Per le farmacie si preannuncia un’estate intensa sul fronte della negoziazione sindacale con la parte pubblica: non solo si riapre all’Aifa il tavolo sulla riforma della remunerazione (oggi il primo incontro, al quale dovrebbero essere presenti anche Regioni e Ministeri), ma sembra anche rimettersi in moto la trattativa con la Sisac sul rinnovo della Convenzione, avviata quasi un anno fa con la trasmissione dell’atto d’indirizzo da parte del Comitato di settore-Sanità delle Regioni (era il 28 luglio). Nei giorni scorsi, infatti, la stessa Sisac ha inviato ai due sindacati delle farmacie pubbliche e private (Assofarm e Federfarma) la bozza di un’ipotesi di accordo che da qui in avanti dovrebbe fare da piattaforma per la prosecuzione del confronto negoziale. Non risulta che siano già stati calendarizzati nuovi incontri, ma la trasmissione della bozza basta comunque a ridare corrente a un tavolo che ha soltanto tre sedute all’attivo (compresa la riunione di insediamento) e non si riunisce più dal novembre scorso.

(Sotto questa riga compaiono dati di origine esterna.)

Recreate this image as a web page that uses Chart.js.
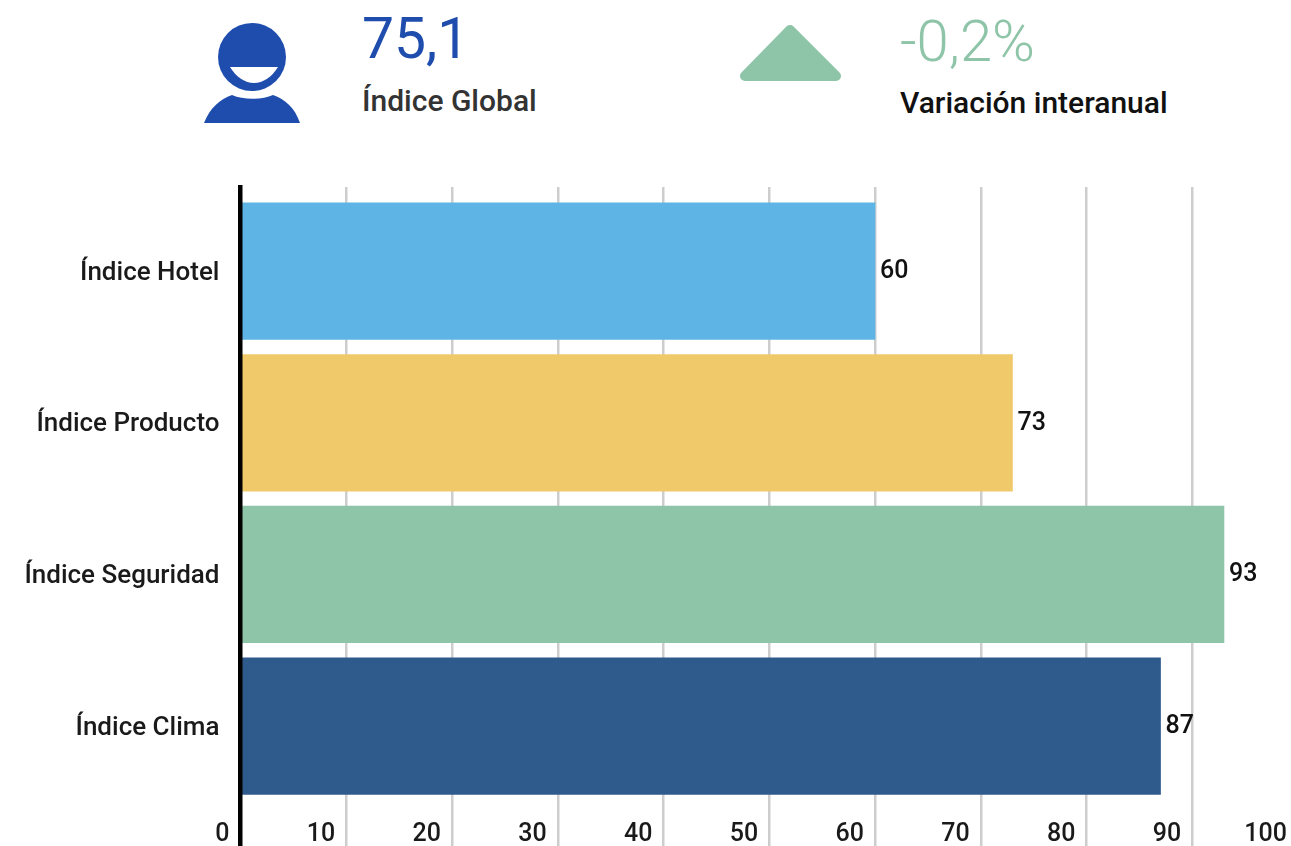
<!DOCTYPE html>
<html lang="es">
<head>
<meta charset="utf-8">
<title>Índice Global</title>
<script src="https://cdn.jsdelivr.net/npm/chart.js@4/dist/chart.umd.min.js"></script>
<style>
  html, body { margin: 0; padding: 0; background: #fff; }
  body { width: 1291px; height: 846px; overflow: hidden; position: relative; font-family: Roboto, sans-serif; }
  .kpi { position: absolute; white-space: nowrap; line-height: 1; }
  #global-value { left: 362px; top: 10px; font-size: 57px; color: #1f4dad; }
  #global-label { left: 362px; top: 86px; font-size: 30px; font-weight: 500; color: #333; }
  #change-value { left: 900px; top: 12px; font-size: 58px; font-weight: 300; color: #8ec4a7; }
  #change-label { left: 900px; top: 88px; font-size: 30px; font-weight: 500; color: #111; }
  #icons { position: absolute; left: 0; top: 0; }
  #chart-box { position: absolute; left: 0; top: 0; width: 1320px; height: 876px; }
</style>
</head>
<body>
<svg id="icons" width="1291" height="140">
  <circle cx="252" cy="57" r="34" fill="#1f4dad"/>
  <path d="M230 67 L278 67 C272 77 263 83 254 83 C245 83 236 77 230 67 Z" fill="#fff"/>
  <path d="M204 123 C210 108 220 99 232 95 C243 100 262 100 273 95 C285 99 295 108 300 123 Z" fill="#1f4dad"/>
  <polygon points="790,30 745,76 836,76" fill="#8ec4a7" stroke="#8ec4a7" stroke-width="10" stroke-linejoin="round"/>
</svg>
<div class="kpi" id="global-value">75,1</div>
<div class="kpi" id="global-label">Índice Global</div>
<div class="kpi" id="change-value">-0,2%</div>
<div class="kpi" id="change-label">Variación interanual</div>
<div id="chart-box"><canvas id="chart"></canvas></div>

<script>
const categories = ["Índice Hotel", "Índice Producto", "Índice Seguridad", "Índice Clima"];
const values = [60, 73, 93, 87];
const barColors = ["#5eb5e5", "#efc96a", "#8ec4a7", "#2f5a8c"];
const xTicks = [0, 10, 20, 30, 40, 50, 60, 70, 80, 90, 100];

// Draw the number at the end of each bar
const barValueLabels = {
  id: "barValueLabels",
  afterDatasetsDraw(chart) {
    const ctx = chart.ctx;
    ctx.save();
    ctx.font = "500 25px Roboto";
    ctx.fillStyle = "#111";
    ctx.textAlign = "left";
    ctx.textBaseline = "middle";
    chart.getDatasetMeta(0).data.forEach(function (bar, i) {
      ctx.fillText(values[i], bar.x + 5, bar.y + 0.5);
    });
    ctx.restore();
  }
};

// The x labels sit inside the plot, left of their grid line, so draw them from the scale's ticks
const xAxisLabels = {
  id: "xAxisLabels",
  afterDraw(chart) {
    const ctx = chart.ctx;
    const scale = chart.scales.x;
    ctx.save();
    ctx.font = "500 25px Roboto";
    ctx.fillStyle = "#1a1a1a";
    ctx.textAlign = "right";
    ctx.textBaseline = "middle";
    scale.ticks.forEach(function (tick, i) {
      ctx.fillText(tick.label, scale.getPixelForTick(i) - 11, chart.chartArea.bottom - 13);
    });
    ctx.restore();
  }
};

Chart.defaults.font.family = "Roboto";

new Chart(document.getElementById("chart"), {
  type: "bar",
  plugins: [barValueLabels, xAxisLabels],
  data: {
    datasets: [{
      data: values.map((v, i) => ({ x: v, y: i })),
      backgroundColor: barColors,
      barThickness: 136.5,
      borderWidth: 0
    }]
  },
  options: {
    indexAxis: "y",
    responsive: true,
    maintainAspectRatio: false,
    animation: false,
    layout: { padding: { top: 187, right: 22 } },
    plugins: { legend: { display: false }, tooltip: { enabled: false } },
    scales: {
      x: {
        type: "linear",
        position: "bottom",
        min: 0,
        max: 100,
        afterFit(scale) { scale.height = 0; },
        afterBuildTicks(scale) { scale.ticks = xTicks.map(v => ({ value: v })); },
        grid: { color: "#cdcdcd", lineWidth: 2.5, drawTicks: false },
        border: { display: false },
        ticks: { display: false, maxRotation: 0, autoSkip: false }
      },
      y: {
        type: "linear",
        reverse: true,
        offset: false,
        min: -0.555,
        max: 3.8,
        afterFit(scale) { scale.width = 240.5; },
        grid: { display: false, offset: false },
        border: { color: "#000", width: 4.5, z: 1 },
        ticks: {
          stepSize: 1,
          includeBounds: false,
          padding: 13,
          labelOffset: 2,
          color: "#1a1a1a",
          font: { size: 26, weight: "500" },
          callback: value => categories[value]
        }
      }
    }
  }
});
</script>
</body>
</html>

Certo c’è da capire se per le farmacie la ripartenza impressa dalla piattaforma della Sisac è in salita o in discesa. E a sfogliare la bozza, la seconda ipotesi appare meno verosimile della prima. Troppe le condizioni che le farmacie difficilmente potranno digerire. In tema di commissioni farmaceutiche aziendali, per esempio, la bozza di accordo propone che la presidenza sia assegnata a uno dei componenti di nomina aziendale anziché a un farmacista titolare, come accade oggi, e sarebbe una novità “pesante” perché in caso di parità il voto del presidente vale doppio. Decisamente peggiorative (per le farmacie) anche le proposte in materia di acconto d’inizio anno: verrebbe erogato soltanto il 30% di un dodicesimo del corrispettivo Ssn realizzato nell’anno precedente, che salirebbe al 70% in caso di farmacia rurale. E non piacerà di certo neanche la disposizione che, sempre in materia di pagamenti, esclude la corresponsione di altri interessi tranne quelli legali in caso di ritardi nei rimborsi (una misura che pare contraddire persino le direttive europee). Difficilmente digeribile, poi, anche quel passaggio che promette di quantificare la dotazione minima di personale che le farmacie devono osservare in relazione al loro fatturato Ssn
Saranno tutte da vagliare, invece, le proposte della Sisac in materia di farmacia dei servizi. La bozza parla di assistenza domiciliare integrativa (nella sede di pertinenza della farmacia, cosa che dovrebbe preservare la Pianta organica), dispensazione a domicilio di antidolorifici e miscele per la nutrizione artificiale, servizi professionali con infermieri, fisioterapisti e altri operatori (anche a domicilio), servizi di prevenzione ed educazione sanitaria, prestazioni analitiche di prima istanza (autodiagnosi), Cup e altro ancora. Ma fissa anche requisiti severi a carico delle farmacie: nel caso delle prestazioni analitiche di prima istanza e dei servizi professionali di infermieri e fisioterapisti, per esempio, si chiede uno spazio dedicato di almeno 9 o 12 mq (per il fisioterapista, in quest’ultimo caso), eventuali arredi (lettino, poltrona eccetera), servizi igienici per disabili e dotazioni minime per la gestione delle emergenze. Le farmacie più piccole, in altri termini, rischiano di essere tagliate fuori.
E la remunerazione? E’ demandata alle Regioni, che per definire i compensi dovranno tenere conto, per ogni singolo servizio, del tempo di esecuzione delle prestazioni, del personale e dei materiali di consumo impiegati e dei costi di struttura. I soldi, invece, arriveranno dal dirottamento della trattenuta dello 0,02% sulla spesa farmaceutica lorda (che le farmacie versano per finanziare le commissioni aziendali) e della trattenuta dello 0,15% (sulla spesa sostenuta dal Ssn nel 1986) che le Asl inviano annualmente all’Enpaf. In più, ovviamente, c’è la sperimentazione della farmacia dei servizi varata in nove regioni dalla Legge di stabilità per il 2018.
Interessante, infine, anche ciò che la bozza dice a proposito di distribuzione diretta. Anzi, ciò che non dice: a parte qualche sbrigativo accenno, infatti, nell’ipotesi di accordo manca del tutto una proposta per l’armonizzazione della dpc. Probabilmente, nella parte pubblica ha prevalso la linea di chi vuole che distribuzione diretta e per conto rimangano temi di esclusiva competenza locale.